President Barack Obama rebuked Republican fearmongering in this annual State of the Union address on Tuesday night and argued that America should stay the course in its foreign policy.
Dismissing as “hot air” both claims that the United States economy is in decline and its position in the world weakening, the Democrat, who is due to leave office next year, reminded congressmen and senators that their nation remains by far the most powerful on Earth. “It’s not even close,” he said.
Obama admitted that “this is a dangerous time.” But he disputed opposition claims that upheaval in the world is the result of a “diminished American strength.”
“In today’s world, we’re threatened less by evil empires and more by failing states,” the president said.
“Over the top”
This website reported last year that Obama and the Republicans seeking to replace him see the Islamic terror threat in starkly different terms.
On Tuesday, the president rejected as “over the top” claims that the fight against the self-declared Islamic State in Iraq and Syria amounts to a “World War III.”
Republicans like Jeb Bush — whose brother launched the “war on terror” after the September 11, 2001 attacks — Chris Christie and Marco Rubio have all portrayed the war as such.
Rubio, a senator, has even warned, “Either they win or we win.”
Contra Ted Cruz, another presidential hopeful, Obama maintained that it will take more than “tough talk or calls to carpet bomb civilians” to defeat the caliphate.
But he also cautioned against overstating the threat.
We just need to call them what they are: killers and fanatics who have to be rooted out, hunted down and destroyed.
Priorities
Defeating the Islamic State or violent groups like it should not require another big military adventure in the Middle East, Obama said.
He argued that the United States cannot “try to take over and rebuild every country that falls into crisis.”
That’s not leadership; that’s a recipe for quagmire, spilling American blood and treasure that ultimately weakens us. It’s the lesson of Vietnam, of Iraq – and we should have learned it by now.
Instead, the priority, he said, should be remaking “the international system we built after World War II.”
“And to do that well, it means that we’ve got to set priorities,” he added.
Obama’s words confirmed what the Atlantic Sentinel, among others, has argued: that the president sees Islamic fanaticism not as an existential threat and conflict in the Middle East more generally as a potential distraction from stopping revisionist powers like China, Iran and Russia from rewriting the rules of relations between states.

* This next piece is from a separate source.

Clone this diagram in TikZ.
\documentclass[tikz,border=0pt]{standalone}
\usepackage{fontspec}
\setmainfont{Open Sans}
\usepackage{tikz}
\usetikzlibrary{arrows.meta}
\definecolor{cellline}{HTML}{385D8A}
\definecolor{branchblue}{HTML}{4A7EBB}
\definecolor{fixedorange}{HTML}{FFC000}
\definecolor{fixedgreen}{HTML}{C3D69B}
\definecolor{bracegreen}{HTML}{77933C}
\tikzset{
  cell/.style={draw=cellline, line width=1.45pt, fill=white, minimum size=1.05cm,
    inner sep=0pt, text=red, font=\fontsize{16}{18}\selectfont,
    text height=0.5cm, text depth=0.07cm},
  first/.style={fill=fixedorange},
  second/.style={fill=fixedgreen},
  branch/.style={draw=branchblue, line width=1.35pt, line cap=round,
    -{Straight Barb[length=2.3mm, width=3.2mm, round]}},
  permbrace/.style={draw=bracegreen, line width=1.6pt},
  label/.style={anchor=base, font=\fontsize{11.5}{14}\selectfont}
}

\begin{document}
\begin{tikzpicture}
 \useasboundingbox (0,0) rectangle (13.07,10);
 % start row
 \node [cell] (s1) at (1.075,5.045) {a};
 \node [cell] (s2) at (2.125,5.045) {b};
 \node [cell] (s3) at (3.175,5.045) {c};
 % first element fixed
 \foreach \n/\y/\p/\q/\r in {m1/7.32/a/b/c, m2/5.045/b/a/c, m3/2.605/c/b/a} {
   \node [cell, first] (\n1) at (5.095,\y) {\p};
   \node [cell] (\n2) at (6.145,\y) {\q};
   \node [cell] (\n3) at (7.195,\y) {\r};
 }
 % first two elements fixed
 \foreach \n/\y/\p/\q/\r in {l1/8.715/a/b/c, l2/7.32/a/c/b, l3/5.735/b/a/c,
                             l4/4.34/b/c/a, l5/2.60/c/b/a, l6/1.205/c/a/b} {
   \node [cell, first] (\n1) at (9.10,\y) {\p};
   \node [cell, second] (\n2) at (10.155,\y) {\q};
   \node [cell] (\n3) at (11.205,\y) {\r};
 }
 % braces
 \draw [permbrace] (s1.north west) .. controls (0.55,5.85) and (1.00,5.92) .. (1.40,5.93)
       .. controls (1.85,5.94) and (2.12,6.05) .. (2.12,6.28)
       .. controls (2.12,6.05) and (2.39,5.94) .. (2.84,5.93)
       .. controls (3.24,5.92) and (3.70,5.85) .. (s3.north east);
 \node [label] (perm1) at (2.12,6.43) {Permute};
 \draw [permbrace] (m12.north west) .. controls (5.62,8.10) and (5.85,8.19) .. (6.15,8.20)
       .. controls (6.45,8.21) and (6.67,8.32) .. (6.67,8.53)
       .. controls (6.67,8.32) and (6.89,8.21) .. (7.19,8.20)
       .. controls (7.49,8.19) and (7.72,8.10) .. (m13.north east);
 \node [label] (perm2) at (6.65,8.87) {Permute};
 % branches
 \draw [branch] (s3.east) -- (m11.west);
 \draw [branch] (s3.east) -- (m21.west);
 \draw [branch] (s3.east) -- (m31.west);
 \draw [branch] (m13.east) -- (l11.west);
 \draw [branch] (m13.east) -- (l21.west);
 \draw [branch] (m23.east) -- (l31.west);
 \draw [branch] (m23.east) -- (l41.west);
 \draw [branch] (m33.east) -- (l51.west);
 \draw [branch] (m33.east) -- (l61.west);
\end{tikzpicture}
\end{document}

Hence Obama touted the Trans Pacific Partnership and preventing Iran from developing a nuclear weapon as key accomplishments of his presidency.
The first — a comprehensive trade agreement that could soon include nearly all Pacific Rim nations — should help pressure China into accepting a market-based economic order. It is the economic pillar of Obama’s “pivot” to Asia.
The Iran deal should not only avoid the risk of a nuclear standoff in the Middle East; if it heralds a normalization of ties with the Shia state, it could also see a more natural balance of power emerge in the region and allow America to wean itself off a one-sided dependence on oil-rich Sunni regimes.
Opposition
Republicans, who control Congress, have doubts about both achievements.
While traditionally supportive of free trade, rightwingers — fearful of a populist revolt in their party — are poking holes in the Pacific trade deal.
And many see the agreement with Iran as surrender to a state that has sponsored terrorism against America and its allies, including Israel. Nearly all Republican presidential contenders have pledged to reverse it.